[GZG] Measuring and Vector

4 posts ยท May 7 2009 to May 8 2009

From: mintroll-ft-list <mintroll-gzg-ft@2...>

Date: Thu, 7 May 2009 8:37:38 +0000

Subject: Re: [GZG] Measuring and Vector

In my humble opinion vector movement is easier to teach... as long as
you begin by allowing pre-measuring (I just had to be different).

When I started teaching my group, we used markers to pre-measure and
plan our movement orders. I'd recommend this for the first few turns.
I also did assault courses... mini scenarios with several planets/space
scenery and a beginning and end region (6mux6mu) on the table - your
challenge was to race from start to finish (no weapons - only movement).
In fact, I might have the course maps I made up... I worked out some 'optimal'
solutions (will hunt around for them... but they're simple to do yourself). I
would really recommend doing this, at least a simple one like:
START ----\ PLANET /----END
           --------
Try it with a single speed 6 ship, then a speed 6 and 4 (which must come to a
stop in the end region on consecutive turns), start from stationary. It'll
take about half an hour, teach them all the movement rules and how the game
flows. Since it's a race, there is a winner Of course, if you haven't got time
to waste... this isn't such a good idea.

We stopped measuring after a few battles... of course measuring your move
tells your opponent exactly where you intend to be, if they write their orders
after you. Thus, as some people moved to not measuring,
they had to write their moves first... then the pre-measurer's went
(yes, it is unfair - but it kept people playing the game).

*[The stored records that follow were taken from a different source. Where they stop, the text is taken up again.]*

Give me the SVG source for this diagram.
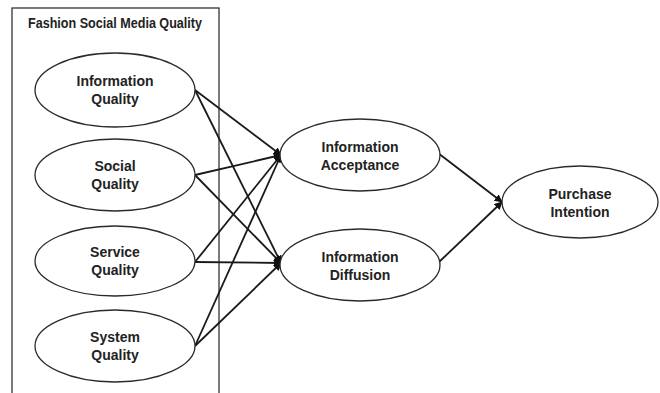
<svg xmlns="http://www.w3.org/2000/svg" width="660" height="393" viewBox="0 0 660 393">
<defs>
<style>
.node ellipse{fill:#fff;stroke:#2a2a2a;stroke-width:1.3}
text{font-family:"Liberation Sans",Arial,sans-serif;font-weight:bold;font-size:14px;fill:#222;text-anchor:middle}
.edge{stroke:#1a1a1a;stroke-width:1.8;fill:none;marker-end:url(#ah)}
</style>
<marker id="ah" viewBox="0 0 10 10" refX="9" refY="5" markerWidth="4.5" markerHeight="4.5" orient="auto" markerUnits="strokeWidth">
<path d="M0,0 L10,5 L0,10 z" fill="#111"/>
</marker>
</defs>
<rect width="660" height="393" fill="#fff"/>
<g id="group-box">
<rect x="12" y="8" width="207" height="400" fill="none" stroke="#333" stroke-width="1.3"/>
<text x="115" y="28" textLength="174" lengthAdjust="spacingAndGlyphs">Fashion Social Media Quality</text>
</g>
<g id="connectors">
<line class="edge" x1="195" y1="90" x2="281" y2="155"/>
<line class="edge" x1="195" y1="90" x2="281" y2="263"/>
<line class="edge" x1="195" y1="175" x2="281" y2="155"/>
<line class="edge" x1="195" y1="175" x2="281" y2="263"/>
<line class="edge" x1="195" y1="262" x2="281" y2="155"/>
<line class="edge" x1="195" y1="262" x2="281" y2="263"/>
<line class="edge" x1="195" y1="346" x2="281" y2="155"/>
<line class="edge" x1="195" y1="346" x2="281" y2="263"/>
<line class="edge" x1="438" y1="153" x2="502" y2="202"/>
<line class="edge" x1="438" y1="263" x2="502" y2="202"/>
</g>
<g id="information-quality" class="node">
<ellipse cx="115" cy="90" rx="80" ry="37"/>
<text x="115" y="86">Information</text>
<text x="115" y="104">Quality</text>
</g>
<g id="social-quality" class="node">
<ellipse cx="115" cy="175" rx="80" ry="36"/>
<text x="115" y="171">Social</text>
<text x="115" y="189">Quality</text>
</g>
<g id="service-quality" class="node">
<ellipse cx="115" cy="261" rx="80" ry="35"/>
<text x="115" y="257">Service</text>
<text x="115" y="275">Quality</text>
</g>
<g id="system-quality" class="node">
<ellipse cx="115" cy="346" rx="80" ry="36"/>
<text x="115" y="342">System</text>
<text x="115" y="360">Quality</text>
</g>
<g id="information-acceptance" class="node">
<ellipse cx="360" cy="155" rx="80" ry="36"/>
<text x="360" y="152">Information</text>
<text x="360" y="170">Acceptance</text>
</g>
<g id="information-diffusion" class="node">
<ellipse cx="360" cy="265" rx="80" ry="36"/>
<text x="360" y="262">Information</text>
<text x="360" y="280">Diffusion</text>
</g>
<g id="purchase-intention" class="node">
<ellipse cx="580" cy="202" rx="78" ry="36"/>
<text x="580" y="199">Purchase</text>
<text x="580" y="217">Intention</text>
</g>
</svg>
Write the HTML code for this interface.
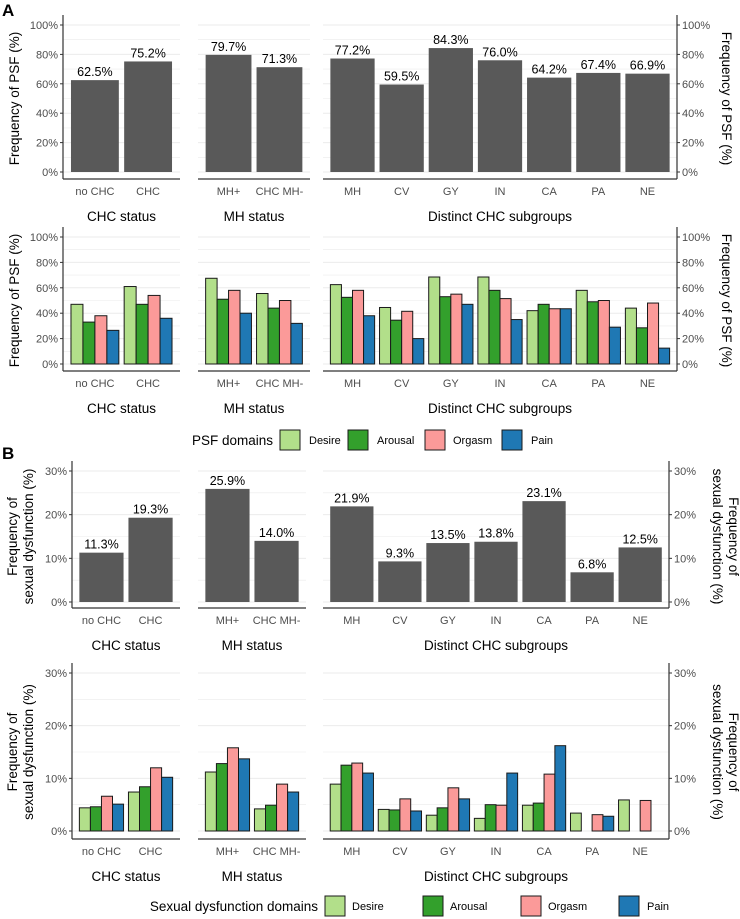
<!DOCTYPE html>
<html><head><meta charset="utf-8">
<style>
html,body{margin:0;padding:0;background:#fff;}
svg{display:block;font-family:"Liberation Sans",Arial,sans-serif;}
</style></head>
<body>
<svg id="chart" width="740" height="919" viewBox="0 0 740 919" xmlns="http://www.w3.org/2000/svg">
<text x="2" y="16" font-size="17" font-weight="bold">A</text>
<text x="2" y="459" font-size="17" font-weight="bold">B</text>
</svg>
<script>
const categories = [["no CHC","CHC"],["MH+","CHC MH-"],["MH","CV","GY","IN","CA","PA","NE"]];
const panelNames = ["CHC status","MH status","Distinct CHC subgroups"];
const domainNames = ["Desire","Arousal","Orgasm","Pain"];
const psfTotal = [62.5,75.2,79.7,71.3,77.2,59.5,84.3,76.0,64.2,67.4,66.9];
const psfDesire = [47,61,67.5,55.5,62.5,44.5,68.5,68.5,42,58,44];
const psfArousal = [33,47,51,44,52.5,34.5,53,58,47,49,28.5];
const psfOrgasm = [38,54,58,50,58,41.5,55,51.5,43.5,50,48];
const psfPain = [26.5,36,40,32,38,20,47,35,43.5,29,12.5];
const sdTotal = [11.3,19.3,25.9,14.0,21.9,9.3,13.5,13.8,23.1,6.8,12.5];
const sdDesire = [4.4,7.4,11.2,4.2,8.9,4.1,3.0,2.4,4.9,3.4,5.9];
const sdArousal = [4.6,8.4,12.8,4.9,12.5,4.0,4.4,5.0,5.3,0,0];
const sdOrgasm = [6.6,12.0,15.8,8.9,12.9,6.1,8.2,4.9,10.8,3.1,5.8];
const sdPain = [5.1,10.2,13.7,7.4,11.0,3.8,6.1,11.0,16.2,2.8,0];
const psfTicks = [0,20,40,60,80,100];
const sdTicks = [0,10,20,30];

const NS = "http://www.w3.org/2000/svg";
const svg = document.getElementById("chart");
const colors = ["#b2df8a","#33a02c","#fb9a99","#1f78b4"];
function mk(tag, attrs, parent){
  const e = document.createElementNS(NS, tag);
  for (const k in attrs) e.setAttribute(k, attrs[k]);
  (parent||svg).appendChild(e);
  return e;
}
function txt(s, attrs, parent){ const e = mk("text", attrs, parent); e.textContent = s; return e; }

function drawRow(cfg){
  const g = mk("g", {});
  
  
  const y = v => cfg.y0 - (v / cfg.max) * (cfg.y0 - cfg.yTop);
  const step = cfg.ticks[1] - cfg.ticks[0];
  let idx = 0;
  cfg.panels.forEach((p, pi) => {
    const cats = categories[pi];
    const unit = (p[1] - p[0]) / (cats.length + 0.2);
    const xc = i => p[0] + unit * (0.6 + i);
    for (let v = 0; v <= cfg.max + 1e-6; v += step / 2) {
      const gl = mk("line", {x1:p[0], x2:p[1], y1:y(v), y2:y(v), stroke:"#ebebeb", "stroke-width": (Math.abs(v / step - Math.round(v / step)) < 1e-6) ? 1 : 0.6}, g);
      
      
    }
    cats.forEach((c, i) => {
      const k = idx + i;
      if (cfg.total) {
        const v = cfg.total[k];
        const r = mk("rect", {x: xc(i) - 0.45 * unit, y: y(v), width: 0.9 * unit, height: y(0) - y(v), fill:"#595959"}, g);
        
        
        const t = txt(v.toFixed(1) + "%", {x: xc(i), y: y(v) - 4, "font-size": 12.5, "text-anchor":"middle", fill:"#000"}, g);
        
        
      } else {
        cfg.series.forEach((s, j) => {
          const v = s[k];
          const bx = xc(i) - 0.45 * unit + j * 0.225 * unit;
          const r = mk("rect", {x: bx, y: y(v), width: 0.225 * unit, height: y(0) - y(v), fill: colors[j], stroke: v > 0 ? "#1a1a1a" : "none", "stroke-width": 1}, g);
          
          
        });
      }
      const tl = txt(c, {x: xc(i), y: cfg.axisY + 16, "font-size": 11, "text-anchor":"middle", fill:"#4d4d4d"}, g);
      
      
    });
    idx += cats.length;
    const ax = mk("line", {x1:p[0], x2:p[1], y1:cfg.axisY, y2:cfg.axisY, stroke:"#333", "stroke-width":1.2}, g);
    
    
    const st = txt(panelNames[pi], {x:(p[0]+p[1])/2, y: cfg.axisY + 42, "font-size": 13.5, "text-anchor":"middle", fill:"#000"}, g);
    
    
  });
  const L = cfg.panels[0][0], R = cfg.panels[2][1];
  const top = cfg.yTop - 10;
  const la = mk("line", {x1:L, x2:L, y1:top, y2:cfg.axisY, stroke:"#333", "stroke-width":1.2}, g);
  
  
  const ra = mk("line", {x1:R, x2:R, y1:top, y2:cfg.axisY, stroke:"#333", "stroke-width":1.2}, g);
  
  
  cfg.ticks.forEach(v => {
    mk("line", {x1:L-3, x2:L, y1:y(v), y2:y(v), stroke:"#333"}, g);
    mk("line", {x1:R, x2:R+3, y1:y(v), y2:y(v), stroke:"#333"}, g);
    const a = txt(v + "%", {x:L-5, y:y(v)+4, "font-size":11, "text-anchor":"end", fill:"#4d4d4d"}, g);
    
    
    const b = txt(v + "%", {x:R+5, y:y(v)+4, "font-size":11, "text-anchor":"start", fill:"#4d4d4d"}, g);
    
    
  });
  const cy = (cfg.yTop + cfg.y0) / 2;
  const n = cfg.title.length;
  cfg.title.forEach((line, li) => {
    const lx = n === 2 ? 17 + li * 16 : 19;
    const t = txt(line, {x:0, y:0, "font-size":13.5, "text-anchor":"middle", fill:"#000", transform:`translate(${lx},${cy}) rotate(-90)`}, g);
    
    
    const rx = n === 2 ? 729 - li * 16 : 722;
    const t2 = txt(line, {x:0, y:0, "font-size":13.5, "text-anchor":"middle", fill:"#000", transform:`translate(${rx},${cy}) rotate(90)`}, g);
    
    
  });
}

function legend(title, y, titleEnd, keys, texts, name){
  const g = mk("g", {});
  
  
  const t = txt(title, {x:titleEnd, y:y+15, "font-size":13.5, "text-anchor":"end", fill:"#000"}, g);
  
  
  domainNames.forEach((d, j) => {
    const r = mk("rect", {x:keys[j], y:y, width:20, height:20, fill:colors[j], stroke:"#1a1a1a", "stroke-width":1}, g);
    
    
    const l = txt(d, {x:texts[j], y:y+14, "font-size":11, fill:"#000"}, g);
    
    
  });
}

drawRow({name:"psf-total-row", y0:172, yTop:25, max:100, ticks:psfTicks, axisY:179,
  panels:[[63,180],[198,310],[323,677]], total:psfTotal, title:["Frequency of PSF (%)"]});
drawRow({name:"psf-domain-row", y0:364, yTop:237, max:100, ticks:psfTicks, axisY:371,
  panels:[[63,180],[198,310],[323,677]], series:[psfDesire,psfArousal,psfOrgasm,psfPain], title:["Frequency of PSF (%)"]});
legend("PSF domains", 430, 273, [280,348,425,502], [309,377,453,531], "psf-legend");
drawRow({name:"sd-total-row", y0:602, yTop:471, max:30, ticks:sdTicks, axisY:608,
  panels:[[72,180],[198,306],[323,669]], total:sdTotal, title:["Frequency of","sexual dysfunction (%)"]});
drawRow({name:"sd-domain-row", y0:831, yTop:673, max:30, ticks:sdTicks, axisY:839,
  panels:[[72,180],[198,306],[323,669]], series:[sdDesire,sdArousal,sdOrgasm,sdPain], title:["Frequency of","sexual dysfunction (%)"]});
legend("Sexual dysfunction domains", 896, 318, [325,423,521,619], [352,450,548,647], "sd-legend");
</script>
</body></html>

In regard to pre-measuring slowing down the game... it really is a
matter of who you play with. Egg timers can be your friend in this case,
you can buy 1,3,5 and 10 minute ones - or a chess clock (have used one
of them for other wargames... but doesn't quite fit with the FT method of
play).

I'm generally in favour of pre-measuring.
I don't mind in FT because of the simultaneous planning and movement,
but in turn based movement judging the distance isn't a skill - it's
luck. Also seems to greatly disadvantage shooty type armies - the melee
guys just run at you, the shooters need to fire and then fall back out of
charge range... much harder to judge. Warmachine is a case in point...
especially when some units charge range is 1 or 2 inches shorter than the
shooters range... that's a pretty narrow margin. Sorry,
I'm ranting... but non-measuring is bad in alternating turn games (in my
opinion).

Simon

From: Richard and Emily Bell <rlbell@s...>

Date: Thu, 7 May 2009 10:00:16 -0600

Subject: Re: [GZG] Measuring and Vector

On Thu, May 7, 2009 at 2:37 AM, Simon White <mintroll-gzg-ft@2-72.co.uk>
wrote:
> In my humble opinion vector movement is easier to teach... as long as

If by pre-measuring, you mean that every ship has a future position
marker placed where it will coast to, than I would agree with you. Vector is
even easier to teach if have not hobbled the student by teaching him
cinematic, first.

From: Beth Fulton <beth.fulton@m...>

Date: Fri, 8 May 2009 08:57:06 +1000

Subject: Re: [GZG] Measuring and Vector

G'day,

> In my humble opinion vector movement is easier to teach...

I agree totally mate. Pre-measuring* is standard down here in Tassie
(could never see the fuss over it really as we already have video
triangulation on research, fishing etc vessels down to cm and you'd need it
for dicking in space craft etc).

* Or measuring as need be actually, as you don't need to do it for everything,
few waves of the tape measure is usually fine and even then in our group only
really for fire or SM placement

Cheers

From: Samuel Penn <sam@b...>

Date: Fri, 8 May 2009 08:28:18 +0100

Subject: Re: [GZG] Measuring and Vector

> On Thursday 07 May 2009 17:00:16 Richard Bell wrote:
wrote:
> > In my humble opinion vector movement is easier to teach... as long

I give every ship a coin, with it's ID painted on, which shows its vector.
There's a couple of images at the bottom of this page:
http://www.glendale.org.uk/ft/planets.html

Never tried it with large fleets however.

> Vector is even easier to teach if have not hobbled the student by

Didn't everyone do vector arithmetic in maths at school? I'm not sure any of
our group needed to be 'taught' anything other than thrust costs, so it was
pretty second nature to us when we switched.

As for pre-measuring - my experience has been that with pre-measuring,
people tend to be more forgiving with whether something is in range or not.
When ranges have been guessed, and shown to be borderline, there is more
arguing over whether a target is in range or not.